### WHAT YOU NEED TO DO
Everything from the line containing "The picture is" through the line containing "e=document.createElementNS(NS,tag);for(const k in" must be quoted exactly; everything else is left out.
____________________
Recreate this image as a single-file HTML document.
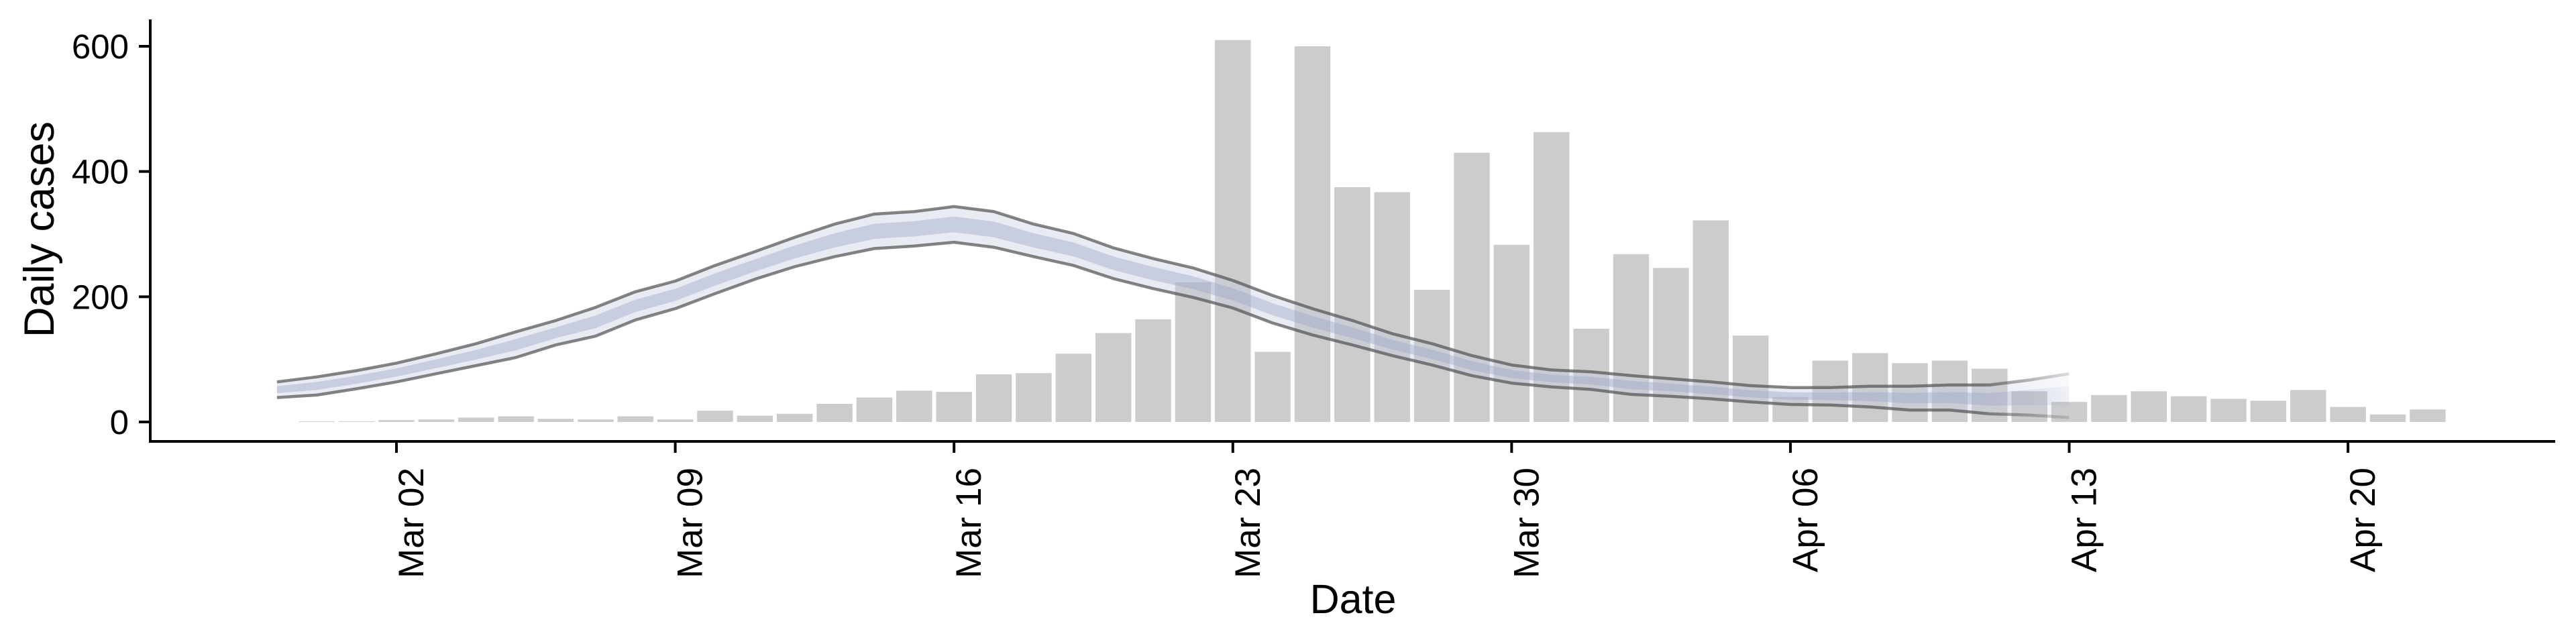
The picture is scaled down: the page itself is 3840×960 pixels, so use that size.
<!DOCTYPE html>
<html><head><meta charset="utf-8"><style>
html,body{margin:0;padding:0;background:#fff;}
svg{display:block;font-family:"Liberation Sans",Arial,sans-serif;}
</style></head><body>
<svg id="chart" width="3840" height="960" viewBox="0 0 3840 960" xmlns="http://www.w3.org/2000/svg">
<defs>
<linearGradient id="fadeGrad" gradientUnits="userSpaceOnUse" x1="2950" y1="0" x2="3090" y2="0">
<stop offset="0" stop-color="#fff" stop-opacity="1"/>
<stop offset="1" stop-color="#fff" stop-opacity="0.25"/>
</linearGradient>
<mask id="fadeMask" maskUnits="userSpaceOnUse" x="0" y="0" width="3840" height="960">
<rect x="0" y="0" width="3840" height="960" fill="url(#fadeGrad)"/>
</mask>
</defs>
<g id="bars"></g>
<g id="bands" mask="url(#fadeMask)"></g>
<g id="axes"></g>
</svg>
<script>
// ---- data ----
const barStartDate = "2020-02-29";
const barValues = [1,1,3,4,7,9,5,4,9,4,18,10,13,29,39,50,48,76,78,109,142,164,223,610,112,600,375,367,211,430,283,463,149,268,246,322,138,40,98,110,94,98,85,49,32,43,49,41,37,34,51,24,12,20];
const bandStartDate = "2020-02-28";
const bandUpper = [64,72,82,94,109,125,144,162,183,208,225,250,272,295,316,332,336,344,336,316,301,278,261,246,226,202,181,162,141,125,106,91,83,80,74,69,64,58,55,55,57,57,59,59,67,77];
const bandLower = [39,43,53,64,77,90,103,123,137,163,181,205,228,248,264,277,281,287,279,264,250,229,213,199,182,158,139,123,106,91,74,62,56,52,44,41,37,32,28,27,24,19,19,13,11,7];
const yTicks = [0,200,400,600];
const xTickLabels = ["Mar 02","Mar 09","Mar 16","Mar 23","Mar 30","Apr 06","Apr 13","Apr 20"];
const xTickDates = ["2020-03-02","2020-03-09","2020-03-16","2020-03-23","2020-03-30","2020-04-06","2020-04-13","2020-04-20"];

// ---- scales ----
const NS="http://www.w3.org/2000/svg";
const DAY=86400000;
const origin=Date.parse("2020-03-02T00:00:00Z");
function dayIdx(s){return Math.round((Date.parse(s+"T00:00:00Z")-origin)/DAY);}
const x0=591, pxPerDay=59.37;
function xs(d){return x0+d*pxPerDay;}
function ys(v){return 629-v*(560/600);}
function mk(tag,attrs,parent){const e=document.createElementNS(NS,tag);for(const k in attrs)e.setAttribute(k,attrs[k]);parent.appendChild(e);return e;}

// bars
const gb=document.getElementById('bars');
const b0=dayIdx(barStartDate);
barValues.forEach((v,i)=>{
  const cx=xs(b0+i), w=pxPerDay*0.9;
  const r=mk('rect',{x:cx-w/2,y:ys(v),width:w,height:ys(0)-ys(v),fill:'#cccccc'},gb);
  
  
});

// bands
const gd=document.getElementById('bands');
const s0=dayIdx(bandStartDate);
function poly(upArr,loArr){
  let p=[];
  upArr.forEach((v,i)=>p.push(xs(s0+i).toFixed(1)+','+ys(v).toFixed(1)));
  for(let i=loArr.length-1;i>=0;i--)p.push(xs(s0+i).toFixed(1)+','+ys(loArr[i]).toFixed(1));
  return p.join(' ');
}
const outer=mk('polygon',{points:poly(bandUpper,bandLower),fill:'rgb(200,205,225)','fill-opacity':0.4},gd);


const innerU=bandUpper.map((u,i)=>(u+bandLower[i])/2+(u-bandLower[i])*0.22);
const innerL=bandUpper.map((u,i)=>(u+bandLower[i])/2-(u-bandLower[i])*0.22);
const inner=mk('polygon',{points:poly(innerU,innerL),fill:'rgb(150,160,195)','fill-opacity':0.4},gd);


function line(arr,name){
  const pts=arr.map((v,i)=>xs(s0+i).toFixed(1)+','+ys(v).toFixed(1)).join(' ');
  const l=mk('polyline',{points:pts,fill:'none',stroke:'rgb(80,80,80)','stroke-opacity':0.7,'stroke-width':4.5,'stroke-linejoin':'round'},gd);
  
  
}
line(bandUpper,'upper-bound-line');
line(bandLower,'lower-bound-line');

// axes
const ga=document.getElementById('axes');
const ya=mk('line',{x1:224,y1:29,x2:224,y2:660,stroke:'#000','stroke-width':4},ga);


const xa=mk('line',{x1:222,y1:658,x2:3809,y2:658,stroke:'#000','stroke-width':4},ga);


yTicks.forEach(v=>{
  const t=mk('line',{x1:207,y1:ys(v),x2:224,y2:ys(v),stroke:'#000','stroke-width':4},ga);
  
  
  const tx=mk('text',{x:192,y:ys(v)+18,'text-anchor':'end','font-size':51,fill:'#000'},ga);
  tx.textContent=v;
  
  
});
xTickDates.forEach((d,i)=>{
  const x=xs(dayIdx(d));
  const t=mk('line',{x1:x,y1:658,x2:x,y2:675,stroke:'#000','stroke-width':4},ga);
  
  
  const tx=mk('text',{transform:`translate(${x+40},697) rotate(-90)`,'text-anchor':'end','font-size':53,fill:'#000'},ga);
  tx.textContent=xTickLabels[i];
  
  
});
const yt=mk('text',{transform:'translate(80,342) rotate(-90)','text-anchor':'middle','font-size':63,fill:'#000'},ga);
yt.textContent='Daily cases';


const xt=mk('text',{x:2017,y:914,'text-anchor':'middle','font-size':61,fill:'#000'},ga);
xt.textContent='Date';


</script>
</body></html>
____________________
### SOLUTION BELOW
The picture is scaled down: the page itself is 3840×960 pixels, so use that size.
<!DOCTYPE html>
<html><head><meta charset="utf-8"><style>
html,body{margin:0;padding:0;background:#fff;}
svg{display:block;font-family:"Liberation Sans",Arial,sans-serif;}
</style></head><body>
<svg id="chart" width="3840" height="960" viewBox="0 0 3840 960" xmlns="http://www.w3.org/2000/svg">
<defs>
<linearGradient id="fadeGrad" gradientUnits="userSpaceOnUse" x1="2950" y1="0" x2="3090" y2="0">
<stop offset="0" stop-color="#fff" stop-opacity="1"/>
<stop offset="1" stop-color="#fff" stop-opacity="0.25"/>
</linearGradient>
<mask id="fadeMask" maskUnits="userSpaceOnUse" x="0" y="0" width="3840" height="960">
<rect x="0" y="0" width="3840" height="960" fill="url(#fadeGrad)"/>
</mask>
</defs>
<g id="bars"></g>
<g id="bands" mask="url(#fadeMask)"></g>
<g id="axes"></g>
</svg>
<script>
// ---- data ----
const barStartDate = "2020-02-29";
const barValues = [1,1,3,4,7,9,5,4,9,4,18,10,13,29,39,50,48,76,78,109,142,164,223,610,112,600,375,367,211,430,283,463,149,268,246,322,138,40,98,110,94,98,85,49,32,43,49,41,37,34,51,24,12,20];
const bandStartDate = "2020-02-28";
const bandUpper = [64,72,82,94,109,125,144,162,183,208,225,250,272,295,316,332,336,344,336,316,301,278,261,246,226,202,181,162,141,125,106,91,83,80,74,69,64,58,55,55,57,57,59,59,67,77];
const bandLower = [39,43,53,64,77,90,103,123,137,163,181,205,228,248,264,277,281,287,279,264,250,229,213,199,182,158,139,123,106,91,74,62,56,52,44,41,37,32,28,27,24,19,19,13,11,7];
const yTicks = [0,200,400,600];
const xTickLabels = ["Mar 02","Mar 09","Mar 16","Mar 23","Mar 30","Apr 06","Apr 13","Apr 20"];
const xTickDates = ["2020-03-02","2020-03-09","2020-03-16","2020-03-23","2020-03-30","2020-04-06","2020-04-13","2020-04-20"];

// ---- scales ----
const NS="http://www.w3.org/2000/svg";
const DAY=86400000;
const origin=Date.parse("2020-03-02T00:00:00Z");
function dayIdx(s){return Math.round((Date.parse(s+"T00:00:00Z")-origin)/DAY);}
const x0=591, pxPerDay=59.37;
function xs(d){return x0+d*pxPerDay;}
function ys(v){return 629-v*(560/600);}
function mk(tag,attrs,parent){const e=document.createElementNS(NS,tag);for(const k in attrs)e.setAttribute(k,attrs[k]);parent.appendChild(e);return e;}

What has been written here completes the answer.